案の定というかなんと言うか、知人は「もちろんそのとおり」と答えた上で、だから「松代のやってるようなことは自己満足であり、お作家様ごっこに過ぎない」と畳み掛けてくる。

この段階で、知人の目的は「卓上プロレス」だということに気がついたのだが(作家氏を連れてこなかった理由も判明した)、食うもの食っちまってる分だけこっちが不利だし、ひとまずディフェンスを固めて相手の疲労を誘うほかないと判断。適当に話をあわせつつ、マークを厳しくしてパス(話の流れ)を切るよう努めるのだが、知人の「普通に働いてるオタクなら月に5万は趣味に突っ込めるし、人間として大事な何かを切り詰めれば月に10万だって大丈夫」発言に、不覚にも爆笑させられてしまう。
まぁ、ほんとにそのとおりというか、引きこもりのニートでさえ1体数万円するエロフィギュアをバンバン買っているんだから(いや、ちゃんとバンバン買ってる根拠はあるけど、ここではいえないにゃ)、濃ゅぅい連中は月5万以上なのかもしれないんだけど、そのことだけに引っ掛けて「展示費用だかなんだか知らないが、同じくらい回収不能な無駄金使ってるお前もそいつらと同じ」攻撃は、さすがに拙速だったと思うね。

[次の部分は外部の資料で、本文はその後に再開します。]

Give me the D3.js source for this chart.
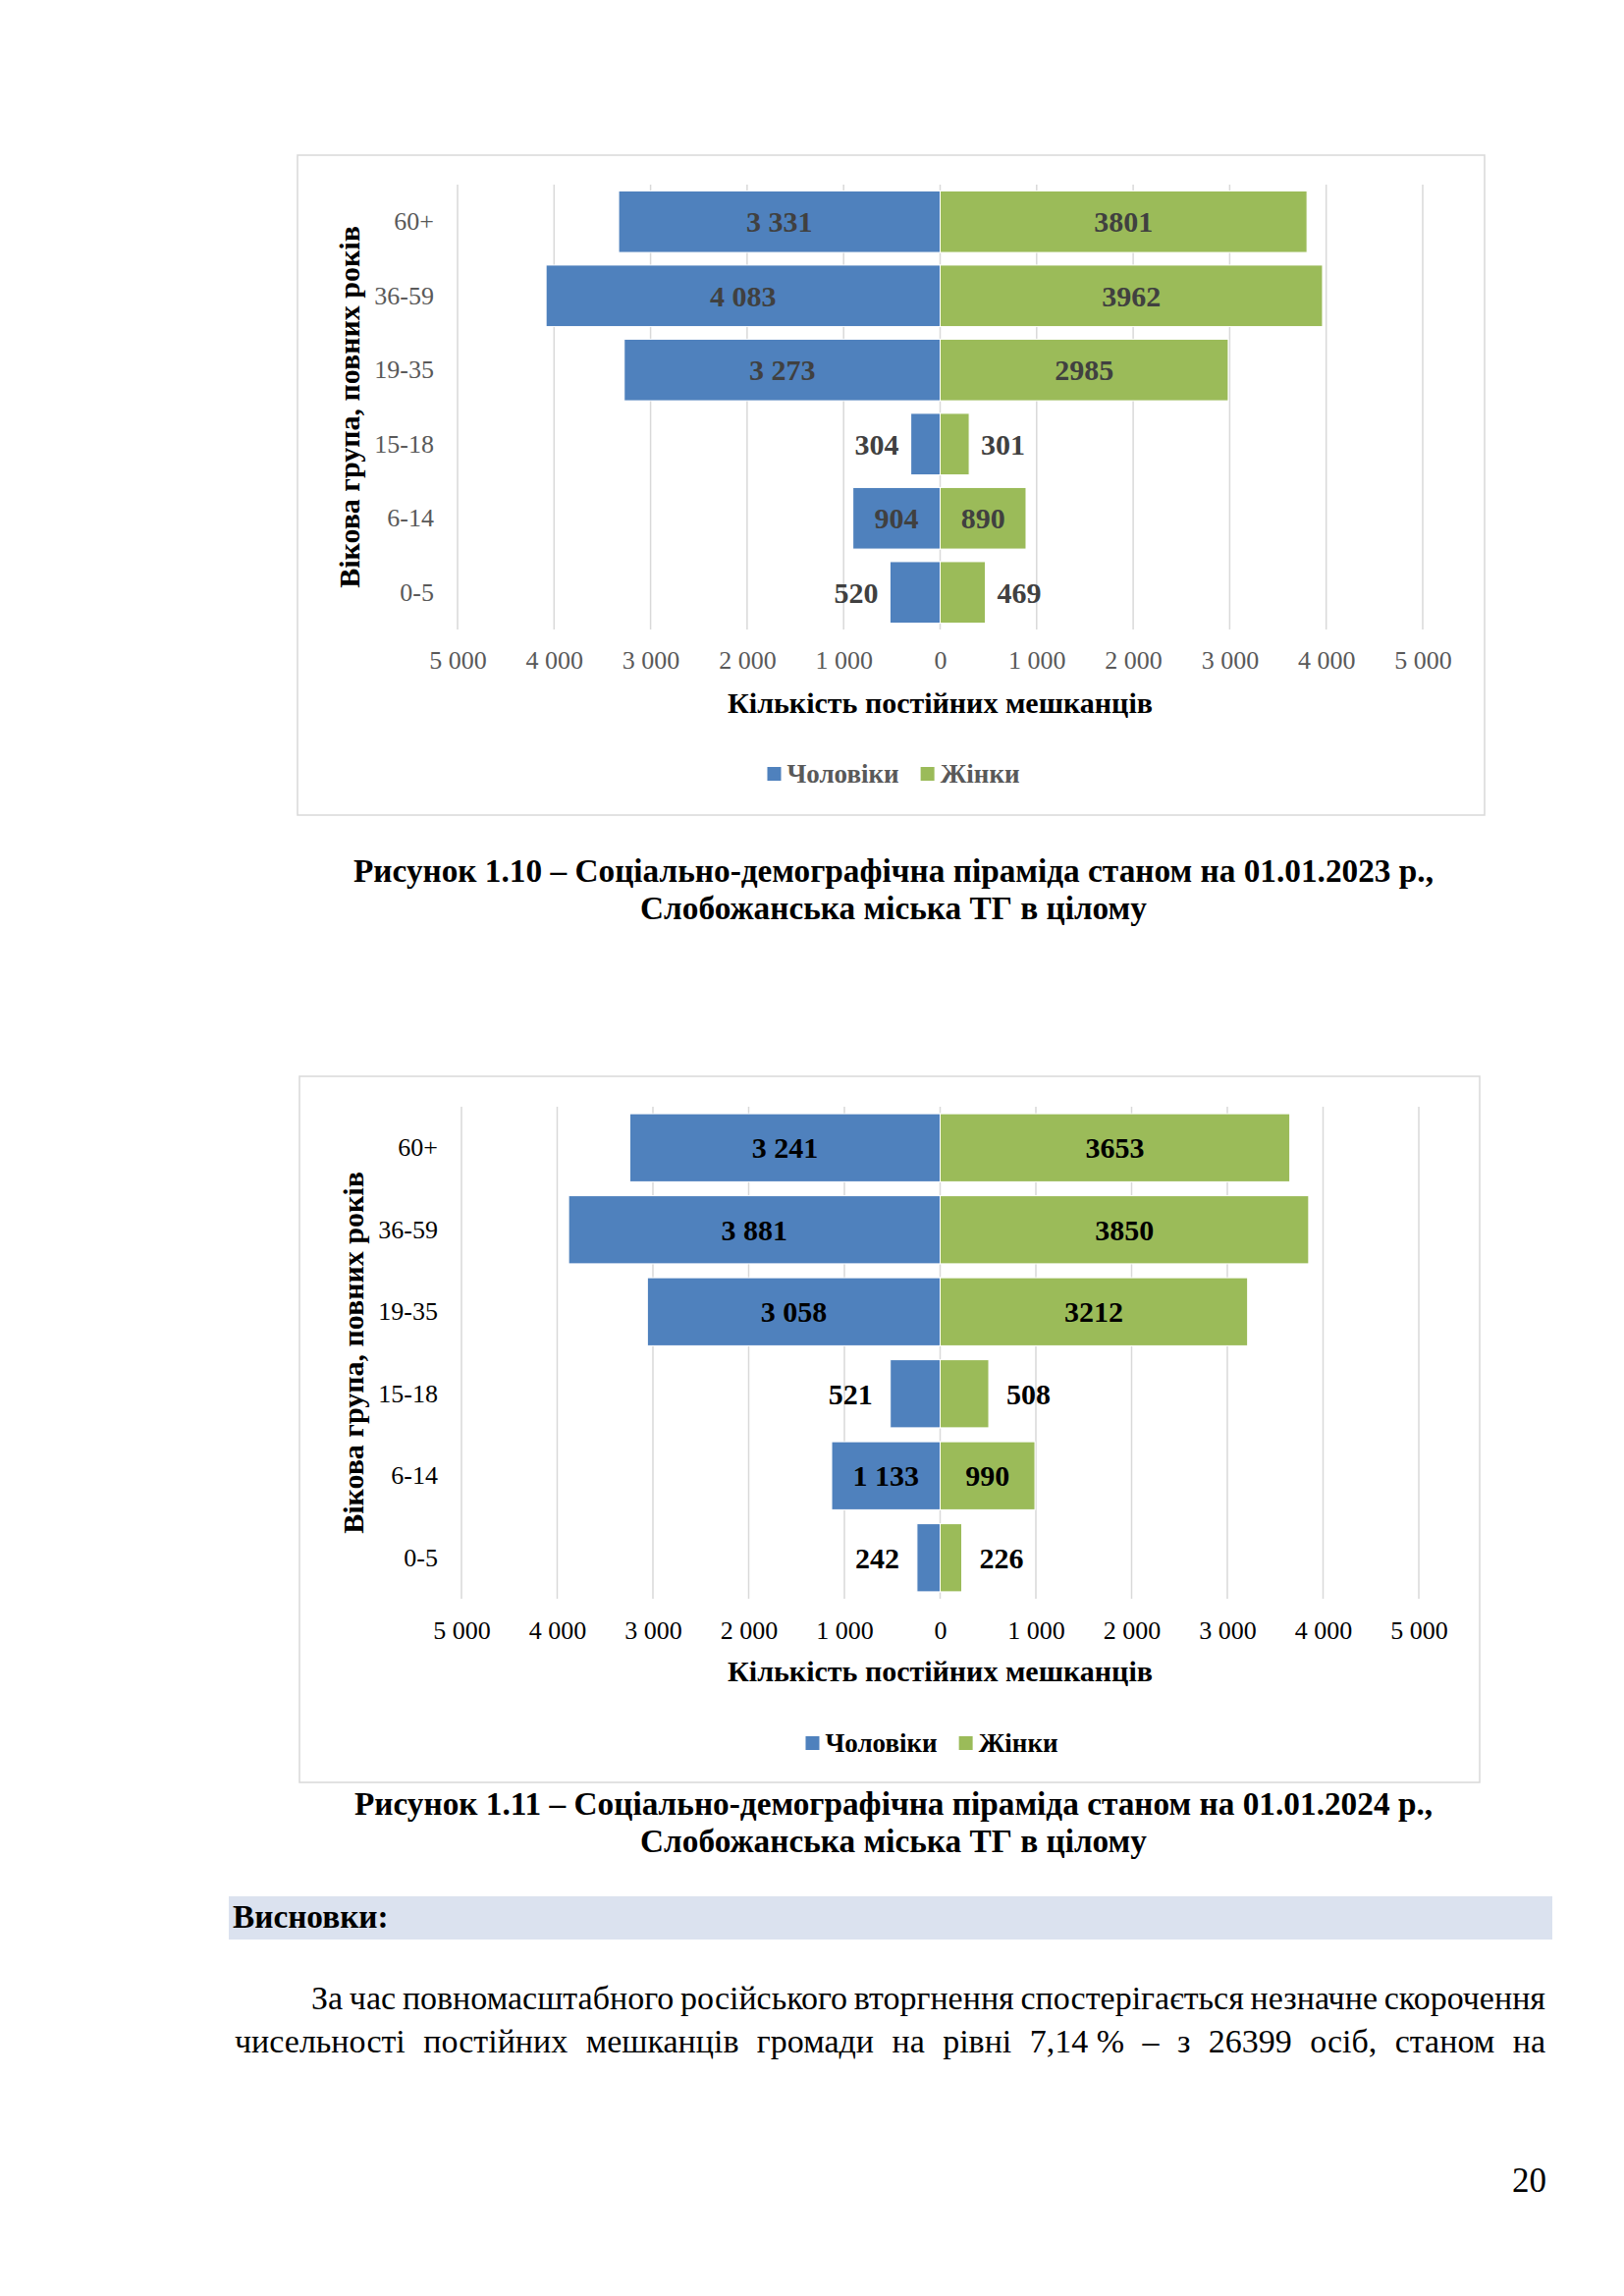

というわけで、自分はFwにまちゃまちゃを投入し、1トップでカウンターを狙う「はぁ?」戦術に切り替え、サイドチェンジというわけでカフェへ移動した後は、完全にリズムをつかんだ攻撃を繰り出す。流れはすっかりこっちのものだったが、いかんせん食事もカフェも知人持という「完全アウェー状態」だけに、どうしてもいまひとつ攻めきれないというか、決定力を欠いたまま試合終了でドロー。

ただ、知人が指摘した「マンガは娯楽産業として確立しているのだから、生産技術の進歩と作品制作が無縁なはずはないのでは?」という疑問と、また「金銭的な利益を無視するのであれば、なおさら展示の目的性を明確にしないと、単なる自己承認欲求の発露に終わるだろう」という苦言については、重く受け止めなければならないとは思うね。

というわけで、静岡を気にしつつ帰宅し、即TVをつけると、いい試合しているじゃあぁしませんか!